Main Street dividends
Main Street Capital is a different story. The company provides funding for small and medium businesses with promising futures, often in return for some equity in the businesses it funds. The resulting cash flows are funneled into two categories of dividends.
The monthly payouts are about as solid and predictable as they come, with a long history of annual increases. On top of that, the company pays out special dividends twice a year, where the size of the dividend checks depends on the performance of Main Street Capital’s portfolio of capital investments. Together, they form a distinctive sawtoothed chart:
The total dividend yield currently stands at a generous 6.1%. The company invests in a diverse bunch of businesses, including music and clothing stores, brand managers, and even a bit of cryptocurrency speculation. It’s an interesting investment idea, to say the least.
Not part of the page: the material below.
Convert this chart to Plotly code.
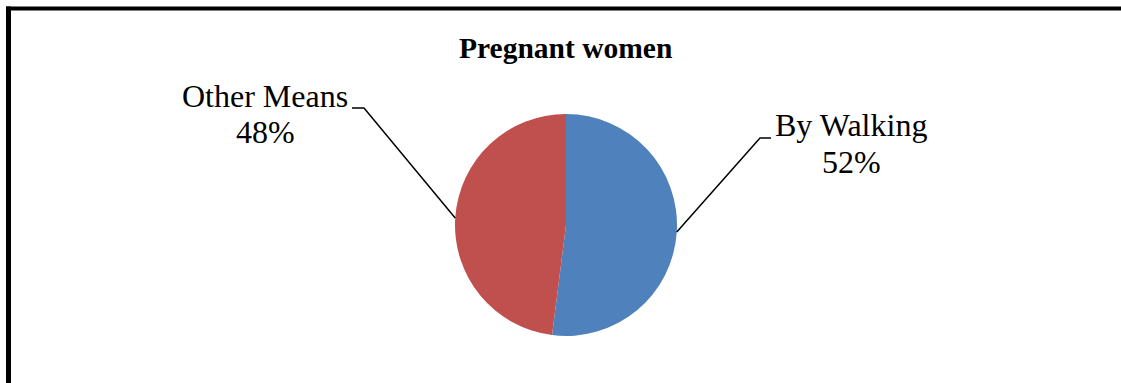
import math
import plotly.graph_objects as go

W, H = 1121, 383

title_text = "Pregnant women"
categories = ["By Walking", "Other Means"]
values = [52, 48]
colors = ["#4F81BD", "#C0504D"]

# pie geometry in pixels
cx, cy, r = 566, 225, 111

def px(x):
    return x / W

def py(y):
    return 1 - y / H

fig = go.Figure()
fig.add_trace(go.Pie(
    labels=categories, values=values,
    marker=dict(colors=colors, line=dict(width=0)),
    sort=False, direction="clockwise", rotation=0,
    textinfo="none", hoverinfo="label+percent", showlegend=False,
    domain=dict(x=[px(cx - r), px(cx + r)], y=[py(cy + r), py(cy - r)]),
))

total = sum(values)
# leader line and label layout per slice
label_cfg = {
    "By Walking": dict(corner=(760, 138), end=(771, 138), tx=851, ty1=125, ty2=162),
    "Other Means": dict(corner=(364, 108), end=(352, 108), tx=265, ty1=96, ty2=132),
}
shapes = []
annotations = []
cum = 0
font_lbl = dict(family="Liberation Serif, Times New Roman, serif", size=32, color="black")
for cat, v in zip(categories, values):
    mid = (cum + v / 2) / total * 2 * math.pi
    cum += v
    sx = cx + r * math.sin(mid)
    sy = cy - r * math.cos(mid)
    cfg = label_cfg[cat]
    shapes.append(dict(type="path", xref="paper", yref="paper",
                       path=f"M {px(sx)},{py(sy)} L {px(cfg['corner'][0])},{py(cfg['corner'][1])} L {px(cfg['end'][0])},{py(cfg['end'][1])}",
                       line=dict(color="black", width=1.5)))
    pct = round(v / total * 100)
    annotations.append(dict(text=cat, x=px(cfg["tx"]), y=py(cfg["ty1"]), xref="paper", yref="paper",
                            xanchor="center", yanchor="middle", showarrow=False, font=font_lbl))
    annotations.append(dict(text=f"{pct}%", x=px(cfg["tx"]), y=py(cfg["ty2"]), xref="paper", yref="paper",
                            xanchor="center", yanchor="middle", showarrow=False, font=font_lbl))

annotations.append(dict(text=f"<b>{title_text}</b>", x=px(565), y=py(48), xref="paper", yref="paper",
                        xanchor="center", yanchor="middle", showarrow=False,
                        font=dict(family="Liberation Serif, Times New Roman, serif", size=29.5, color="black")))

# frame
shapes.append(dict(type="line", xref="paper", yref="paper", x0=px(6), x1=px(W), y0=py(8.5), y1=py(8.5),
                   line=dict(color="black", width=4)))
shapes.append(dict(type="line", xref="paper", yref="paper", x0=px(8.5), x1=px(8.5), y0=py(6.5), y1=py(H),
                   line=dict(color="black", width=5)))

fig.update_layout(width=W, height=H, margin=dict(l=0, r=0, t=0, b=0),
                  paper_bgcolor="white", plot_bgcolor="white",
                  shapes=shapes, annotations=annotations)
fig.write_html("out.html")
Canadian cable company Shaw Communications is another unique dividend play. The company pays out its dividends on a monthly basis but announces them on a quarterly schedule. In other words, four dividend announcements per year cover a total of 12 monthly checks, in batches of three payments at a time.
Shaw’s dividends don’t always rise on a month-by-month basis, as the company fine-tunes its payouts to suit the cash flow needs of each quarter. The three payments per batch are rarely the same amount; sometimes they rise, and sometimes they fall. But the company’s stated goal is to generate strong cash flows to power dividend growth over the long term.
The company has expanded into wireless services in recent years to stay relevant in this cord-cutting era. The flexible dividend policy is helping Shaw adjust to changing market conditions without scaring away investors and analysts. Today, Shaw’s trailing dividends stop at $1.00 per share, but the annualized payouts of the most recent batch rose to $1.19 per share. That’s an effective yield of 5.9%, paired with a limber management style that should keep Shaw in business for decades to come.